» Given material:
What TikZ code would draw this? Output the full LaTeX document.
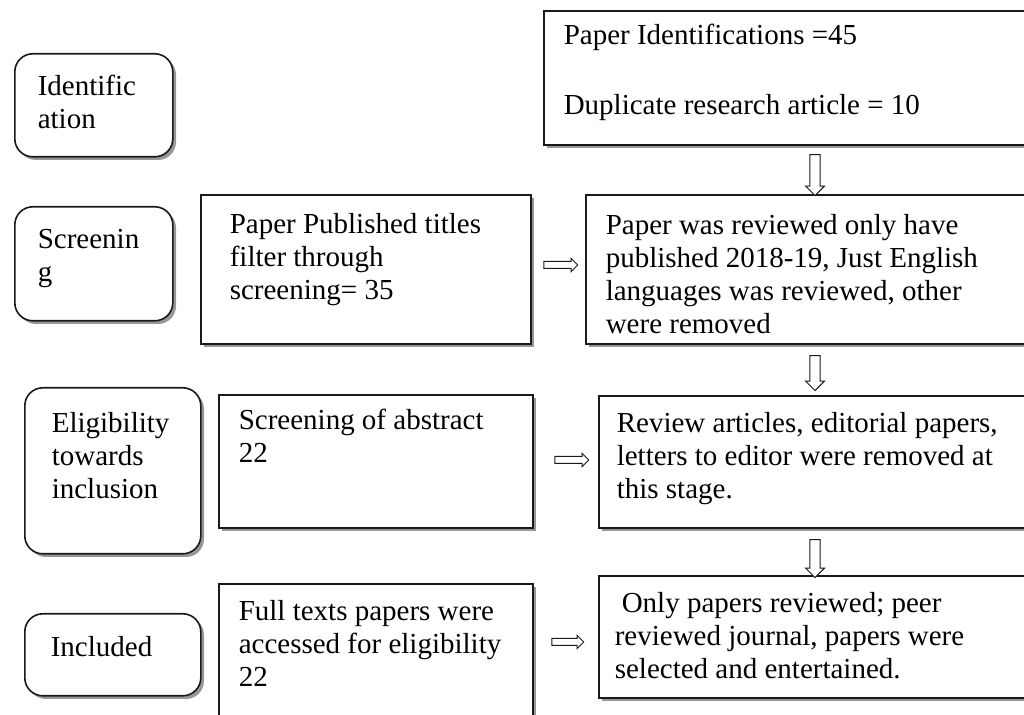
\documentclass[tikz,border=0pt]{standalone}
\usepackage{fontspec}
\setmainfont{Liberation Serif}
\usepackage{tikz}
\usetikzlibrary{shapes.arrows,shadows}
\definecolor{edge}{HTML}{1A1A1A}
\definecolor{shade}{HTML}{8C8C8C}
% text block inside a box: width, height, left gap, top gap, lines
\newcommand{\cell}[5]{\parbox[t][#2][t]{#1}{\leftskip=#3\rightskip=0pt plus 1fil\parindent=0pt\vspace*{#4}\strut#5}}
\tikzset{
  stage/.style={
    rectangle,
    anchor=north west,
    inner sep=0pt,
    draw=edge,
    line width=0.8pt,
    fill=white,
    rounded corners=9pt,
    drop shadow={shadow xshift=1.6pt, shadow yshift=-1.6pt, fill=shade, opacity=0.9}
  },
  stepbox/.style={
    rectangle,
    anchor=north west,
    inner sep=0pt,
    draw=edge,
    line width=0.8pt,
    fill=white,
    drop shadow={shadow xshift=1.6pt, shadow yshift=-1.6pt, fill=shade, opacity=0.9}
  },
  blockarrow/.style={
    single arrow,
    draw=edge,
    line width=0.5pt,
    fill=white,
    inner xsep=0pt,
    minimum width=0pt,
    minimum height=#1
  },
  downarrow/.style={
    blockarrow=#1,
    inner ysep=2.3pt,
    single arrow head extend=2.2pt,
    rotate=-90
  },
  sidearrow/.style={
    blockarrow=#1,
    inner ysep=1.5pt,
    single arrow head extend=1.6pt
  }
}

\begin{document}
\begin{tikzpicture}[x=0.5pt, y=-0.5pt, font=\fontsize{14.5pt}{16.5pt}\selectfont]
\useasboundingbox (0,0) rectangle (1024,715);

% phase labels
\node[stage] (ident) at (14,53) {\cell{79pt}{51.5pt}{11.5pt}{9.5pt}{Identific\\ation}};
\node[stage] (screen) at (14,206) {\cell{79pt}{57pt}{11.5pt}{9.5pt}{Screenin\\g}};
\node[stage] (elig) at (24,387) {\cell{88pt}{83pt}{13.5pt}{11pt}{Eligibility\\towards\\inclusion}};
\node[stage] (incl) at (24,613) {\cell{88pt}{41pt}{13pt}{10pt}{Included}};

% middle column
\node[stepbox] (titles) at (200,194) {\cell{165pt}{74.5pt}{14.5pt}{8pt}{Paper Published titles\\filter through\\screening= 35}};
\node[stepbox] (abstr) at (218,394) {\cell{157pt}{66.5pt}{10pt}{6pt}{Screening of abstract\\22}};
\node[stepbox] (fulltxt) at (218,583) {\cell{157pt}{72pt}{10pt}{7pt}{Full texts papers were\\accessed for eligibility\\22}};

% right column
\node[stepbox] (found) at (543,10) {\cell{290pt}{67pt}{10pt}{5.5pt}{Paper Identifications =45\\[18.5pt]Duplicate research article = 10}};
\node[stepbox] (years) at (585,194) {\cell{270pt}{74.5pt}{10pt}{8.5pt}{Paper was reviewed only have\\published 2018-19, Just English\\languages was reviewed, other\\were removed}};
\node[stepbox] (removed) at (598,395) {\cell{265pt}{66pt}{9pt}{7pt}{Review articles, editorial papers,\\letters to editor were removed at\\this stage.}};
\node[stepbox] (kept) at (598,575) {\cell{265pt}{61pt}{8pt}{7pt}{\hspace*{3.5pt}Only papers reviewed; peer\\reviewed journal, papers were\\selected and entertained.}};

% block arrows
\node[downarrow=20.5pt] (d1) at (815,172.5) {};
\node[downarrow=17.5pt] (d2) at (815,370.5) {};
\node[downarrow=19pt] (d3) at (815,556) {};
\node[sidearrow=17pt] (r1) at (559,265) {};
\node[sidearrow=17pt] (r2) at (570,460) {};
\node[sidearrow=16pt] (r3) at (566,642) {};

\end{tikzpicture}
\end{document}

» Stated task: Without the images, write out each line of the data verbatim.

» Complete output:
What TikZ code would draw this? Output the full LaTeX document.
\documentclass[tikz,border=0pt]{standalone}
\usepackage{fontspec}
\setmainfont{Liberation Serif}
\usepackage{tikz}
\usetikzlibrary{shapes.arrows,shadows}
\definecolor{edge}{HTML}{1A1A1A}
\definecolor{shade}{HTML}{8C8C8C}
% text block inside a box: width, height, left gap, top gap, lines
\newcommand{\cell}[5]{\parbox[t][#2][t]{#1}{\leftskip=#3\rightskip=0pt plus 1fil\parindent=0pt\vspace*{#4}\strut#5}}
\tikzset{
  stage/.style={
    rectangle,
    anchor=north west,
    inner sep=0pt,
    draw=edge,
    line width=0.8pt,
    fill=white,
    rounded corners=9pt,
    drop shadow={shadow xshift=1.6pt, shadow yshift=-1.6pt, fill=shade, opacity=0.9}
  },
  stepbox/.style={
    rectangle,
    anchor=north west,
    inner sep=0pt,
    draw=edge,
    line width=0.8pt,
    fill=white,
    drop shadow={shadow xshift=1.6pt, shadow yshift=-1.6pt, fill=shade, opacity=0.9}
  },
  blockarrow/.style={
    single arrow,
    draw=edge,
    line width=0.5pt,
    fill=white,
    inner xsep=0pt,
    minimum width=0pt,
    minimum height=#1
  },
  downarrow/.style={
    blockarrow=#1,
    inner ysep=2.3pt,
    single arrow head extend=2.2pt,
    rotate=-90
  },
  sidearrow/.style={
    blockarrow=#1,
    inner ysep=1.5pt,
    single arrow head extend=1.6pt
  }
}

\begin{document}
\begin{tikzpicture}[x=0.5pt, y=-0.5pt, font=\fontsize{14.5pt}{16.5pt}\selectfont]
\useasboundingbox (0,0) rectangle (1024,715);

% phase labels
\node[stage] (ident) at (14,53) {\cell{79pt}{51.5pt}{11.5pt}{9.5pt}{Identific\\ation}};
\node[stage] (screen) at (14,206) {\cell{79pt}{57pt}{11.5pt}{9.5pt}{Screenin\\g}};
\node[stage] (elig) at (24,387) {\cell{88pt}{83pt}{13.5pt}{11pt}{Eligibility\\towards\\inclusion}};
\node[stage] (incl) at (24,613) {\cell{88pt}{41pt}{13pt}{10pt}{Included}};

% middle column
\node[stepbox] (titles) at (200,194) {\cell{165pt}{74.5pt}{14.5pt}{8pt}{Paper Published titles\\filter through\\screening= 35}};
\node[stepbox] (abstr) at (218,394) {\cell{157pt}{66.5pt}{10pt}{6pt}{Screening of abstract\\22}};
\node[stepbox] (fulltxt) at (218,583) {\cell{157pt}{72pt}{10pt}{7pt}{Full texts papers were\\accessed for eligibility\\22}};

% right column
\node[stepbox] (found) at (543,10) {\cell{290pt}{67pt}{10pt}{5.5pt}{Paper Identifications =45\\[18.5pt]Duplicate research article = 10}};
\node[stepbox] (years) at (585,194) {\cell{270pt}{74.5pt}{10pt}{8.5pt}{Paper was reviewed only have\\published 2018-19, Just English\\languages was reviewed, other\\were removed}};
\node[stepbox] (removed) at (598,395) {\cell{265pt}{66pt}{9pt}{7pt}{Review articles, editorial papers,\\letters to editor were removed at\\this stage.}};
\node[stepbox] (kept) at (598,575) {\cell{265pt}{61pt}{8pt}{7pt}{\hspace*{3.5pt}Only papers reviewed; peer\\reviewed journal, papers were\\selected and entertained.}};

% block arrows
\node[downarrow=20.5pt] (d1) at (815,172.5) {};
\node[downarrow=17.5pt] (d2) at (815,370.5) {};
\node[downarrow=19pt] (d3) at (815,556) {};
\node[sidearrow=17pt] (r1) at (559,265) {};
\node[sidearrow=17pt] (r2) at (570,460) {};
\node[sidearrow=16pt] (r3) at (566,642) {};

\end{tikzpicture}
\end{document}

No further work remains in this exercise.